Enjoy holiday quotes from Christmas episodes of New Girl.
Winston: Damn it, man. False alarm. I thought that was the mailman with my Secret Santa gift.
Schmidt: Yes, I know, Winston. You've run in here at least six times. You know, now you can just track the package.
Winston: I can?
Winston: Let's see. KXHD136.
Schmidt: You memorized the package tracking number, but you didn't know that you could use that number to track the package?
Winston: What?! 9:18 A.M. refused delivery? Did you refuse a package to Retired Rear Admiral Jay Garage-A-Roo?
Schmidt: Listen to what you just asked. Of course I did.
Winston: Damn it! Damn it! Damn it! Damn it! Damn it! Damn it! Damn it! Damn it! Damn it, Schmidt! I am Retired Rear Admiral Jay Garage-A-Roo! It is my Secret Santa alias.
Winston: Yeah. Damn it! Damn it! Damn it! Damn it! Damn it! Damn it! Damn it!
Schmidt: You would've been my nightmare. We were on very strict instructions from Rabbi Schmulie not to say a word until the last Christian kid found out about Santa Claus. Ruining Christmas, very bad for our brand.
Nick: Well, Jess, Christmas is just so stressful... with the lists and the lines and-and the dancing girls at TV Town Song Room.
Schmidt: TV Town Song Room? Do you mean Radio City Music Hall?

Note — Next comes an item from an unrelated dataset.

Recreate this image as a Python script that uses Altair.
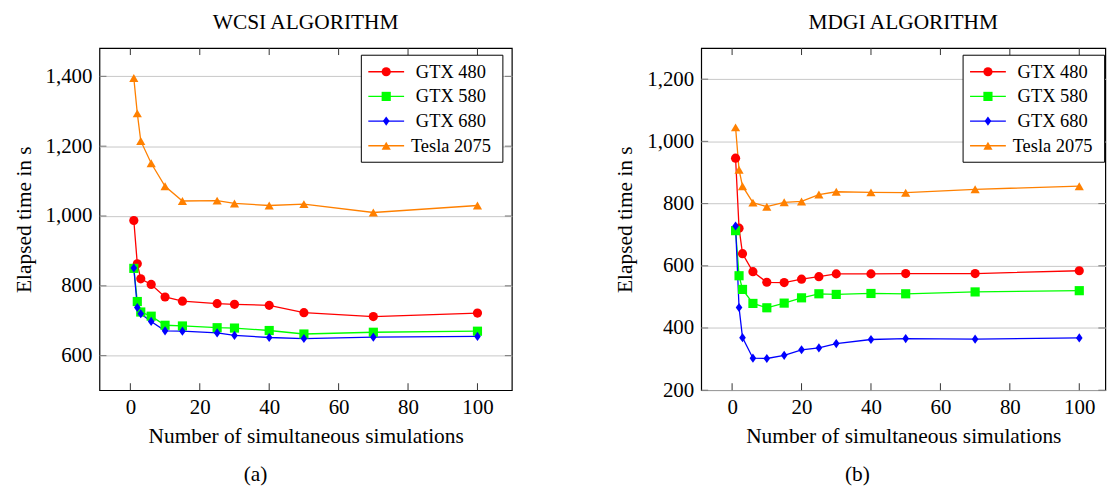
import altair as alt
import pandas as pd

FONT = "Liberation Serif"

series = ["GTX 480", "GTX 580", "GTX 680", "Tesla 2075"]
colors = ["#ff0000", "#00ff00", "#0000ff", "#ff8000"]
shapes = ["circle", "square", "M0,-1L0.72,0L0,1L-0.72,0Z", "triangle-up"]

x_ticks = [0, 20, 40, 60, 80, 100]

# WCSI algorithm (a)
wcsi_x = [1, 2, 3, 6, 10, 15, 25, 30, 40, 50, 70, 100]
wcsi_gtx480 = [987, 863, 820, 804, 768, 756, 749, 747, 744, 723, 712, 722]
wcsi_gtx580 = [850, 755, 725, 713, 687, 685, 680, 679, 672, 662, 667, 670]
wcsi_gtx680 = [851, 738, 720, 698, 671, 670, 665, 658, 652, 649, 653, 655]
wcsi_tesla = [1395, 1294, 1215, 1151, 1085, 1043, 1044, 1036, 1030, 1034, 1010, 1030]
wcsi_yticks = [600, 800, 1000, 1200, 1400]

# MDGI algorithm (b)
mdgi_x = [1, 2, 3, 6, 10, 15, 20, 25, 30, 40, 50, 70, 100]
mdgi_gtx480 = [946, 721, 639, 581, 547, 546, 557, 565, 574, 574, 575, 575, 584]
mdgi_gtx580 = [713, 568, 524, 479, 465, 480, 497, 510, 508, 511, 510, 516, 520]
mdgi_gtx680 = [728, 466, 369, 303, 302, 312, 330, 336, 350, 363, 366, 364, 368]
mdgi_tesla = [1045, 909, 856, 803, 790, 804, 807, 829, 838, 836, 835, 846, 856]
mdgi_yticks = [200, 400, 600, 800, 1000, 1200]

H = 344
TICK_FS = 21
TITLE_FS = 21.5
LEG_FS = 18.5


def long_df(xs, cols):
    rows = []
    for name, vals in zip(series, cols):
        for xv, yv in zip(xs, vals):
            rows.append({"x": xv, "time": yv, "series": name})
    return pd.DataFrame(rows)


def panel(df, xdom, ydom, yticks, width, title, caption, caption_x):
    xs = alt.Scale(domain=xdom, nice=False, zero=False)
    ys = alt.Scale(domain=ydom, nice=False, zero=False)
    xaxis = alt.Axis(values=x_ticks, title="Number of simultaneous simulations",
                     ticks=False, domain=False, grid=False, labelPadding=6,
                     titlePadding=9, labelFlush=False, format="d")
    yaxis = alt.Axis(values=yticks, format=",d", title="Elapsed time in s",
                     ticks=False, domain=False, grid=True, gridColor="#c8c8c8",
                     gridWidth=1, labelPadding=7.5, titlePadding=10)
    X = alt.X("x:Q", scale=xs, axis=xaxis)
    Y = alt.Y("time:Q", scale=ys, axis=yaxis)
    color = alt.Color("series:N", scale=alt.Scale(domain=series, range=colors), legend=None)
    shape = alt.Shape("series:N", scale=alt.Scale(domain=series, range=shapes), legend=None)

    lines = alt.Chart(df).mark_line(strokeWidth=1.3).encode(X, Y, color)
    pts = alt.Chart(df).mark_point(filled=True, opacity=1, size=85).encode(X, Y, color, shape)

    xt = pd.DataFrame({"x": x_ticks})
    xtick_b = alt.Chart(xt).mark_rule(color="#333", strokeWidth=1).encode(
        x=X, y=alt.value(H), y2=alt.value(H - 7))
    xtick_t = alt.Chart(xt).mark_rule(color="#333", strokeWidth=1).encode(
        x=X, y=alt.value(0), y2=alt.value(7))
    yt = pd.DataFrame({"time": yticks})
    ytick_l = alt.Chart(yt).mark_rule(color="#777", strokeWidth=1).encode(
        y=Y, x=alt.value(0), x2=alt.value(7))
    ytick_r = alt.Chart(yt).mark_rule(color="#777", strokeWidth=1).encode(
        y=Y, x=alt.value(width - 7), x2=alt.value(width))

    leg = alt.Chart(pd.DataFrame({"series": series, "rank": [0, 1, 2, 3]})).transform_calculate(
        py="23.8 + 24.8 * datum.rank")
    PY = alt.Y("py:Q", scale=None, axis=None)
    box = alt.Chart(pd.DataFrame({"k": [0]})).mark_rect(
        fill="white", stroke="black", strokeWidth=1).encode(
        x=alt.value(263.3), x2=alt.value(405.6), y=alt.value(7.2), y2=alt.value(114.8))
    leg_line = leg.mark_rule(strokeWidth=1.3).encode(
        x=alt.value(270.3), x2=alt.value(306.3), y=PY, color=color)
    leg_pt = leg.mark_point(filled=True, opacity=1, size=85).encode(
        x=alt.value(288.3), y=PY, color=color, shape=shape)
    leg_txt = leg.mark_text(font=FONT, fontSize=LEG_FS, align="center", baseline="middle",
                            color="black").encode(x=alt.value(353.3), y=PY, text="series:N")

    cap = alt.Chart(pd.DataFrame({"cap": [caption]})).mark_text(
        font=FONT, fontSize=TITLE_FS, align="center", baseline="middle", color="black").encode(
        x=alt.value(caption_x), y=alt.value(H + 85), text="cap:N")

    return alt.layer(lines, pts, xtick_b, xtick_t, ytick_l, ytick_r,
                     box, leg_line, leg_pt, leg_txt, cap).properties(
        width=width, height=H,
        title=alt.TitleParams(text=title, font=FONT, fontSize=TITLE_FS, fontWeight="normal",
                              anchor="middle", frame="group", offset=14, color="black"))


left = panel(long_df(wcsi_x, [wcsi_gtx480, wcsi_gtx580, wcsi_gtx680, wcsi_tesla]),
             [-8.9, 109.9], [501, 1481], wcsi_yticks, 414.6,
             "WCSI ALGORITHM", "(a)", 157)
right = panel(long_df(mdgi_x, [mdgi_gtx480, mdgi_gtx580, mdgi_gtx680, mdgi_tesla]),
              [-8.9, 107.5], [200, 1300], mdgi_yticks, 406.3,
              "MDGI ALGORITHM", "(b)", 157)

chart = alt.hconcat(left, right, spacing=101).properties(
    padding={"left": 12, "top": 10, "right": 1, "bottom": 0},
    background="white",
).configure_view(stroke="black", strokeWidth=1.2).configure_axis(
    labelFont=FONT, titleFont=FONT, labelFontSize=TICK_FS, titleFontSize=TITLE_FS,
    labelColor="black", titleColor="black", titleFontWeight="normal")

chart.save("out.html", embed_options={"renderer": "svg", "actions": False})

Schmidt: How could you get so many things wrong in a row?
Nick: At Radio City Music's Hall.
Winston: It was Black Santa.
Schmidt: Santa Claus isn't even real.
Winston: We got a black president, we got a black Santa Claus.
Schmidt: It was not Black Santa Claus! What a ... that's ludicrous.
Winston: I knew it, I knew it, I knew it. Now, what is he doing? He should be at home getting ready.
Jess: I believe. I believe Sam and I want to go see him.
Winston: To the Black North Pole!
Jess: Three, two, one. Midnight, November 1. Merry Christmas season.
Schmidt: [v.o.] Obviously I was far too fat to work in marketing. So I got a job any dumb slob could do.
[flashback to Nick lounging about as Schmidt carries two newly-cut Christmas trees:]
Nick: Relax, man, it's your first day.
Schmidt: [v.o.] For a Jewish giant, I had a surprising knack for selling Christmas trees. Not only did my wide center of gravity make me freakishly strong, but I could also sell like the wind. Because I understood one fundamental truth. When you're buying Christmas trees you're really buying sex.
Schmidt: This will be the only gift that Cece is getting this Christmas, so whoever has her, please step it up.
Cece: Right, and the same goes for my man. Just because he doesn't believe in the Lord, doesn't mean he can't have cake at the birthday party. So, whoever has him better bring it... because I know I got the perfect gift for...
Jess: Up-bup-bup-bup! Secret Santa.
Jess: Merry Christmas Eve Eve, everybody! Secret Santa starts tonight at 6:00 P.M., AKA 7:00 P.M. eve. Snacks will be potluck.
Winston: I call baba ghanoush.
Jess: It brings back such good memories. My dad waking me up with hot cocoa, my dog Frank dressed up as Rudolph, looking out the window, watching for snow, dancing around the Christmas tree to the sweet sounds of Darlene Love's "Christmas (Baby Please Come Home)."
Nick: Darlene what now?
Jess: [sings] The snow's coming down
Winston: Love me some Darlene.
Jess: [sings] I'm watching it fall
Schmidt: What am I watching now?
Jess: Two kilos of uncut joy.
Schmidt: Cece, do you want to come? I mean, I think there's a cab stand, uh... Uh, maybe it's down that way. Could be over there, I don't know. I didn't really give it away, you know. I'd never do that.
Cece: Happy Hanukkah.
Schmidt: Happy Moon Festival, Cece.
Cece: Nope, not a thing.
Schmidt: Happy Carnaval.
Cece: You should stop while you're ahead.
Jess: Weirdly, this is not the first time Nick has failed to mention elves in a crisis situation.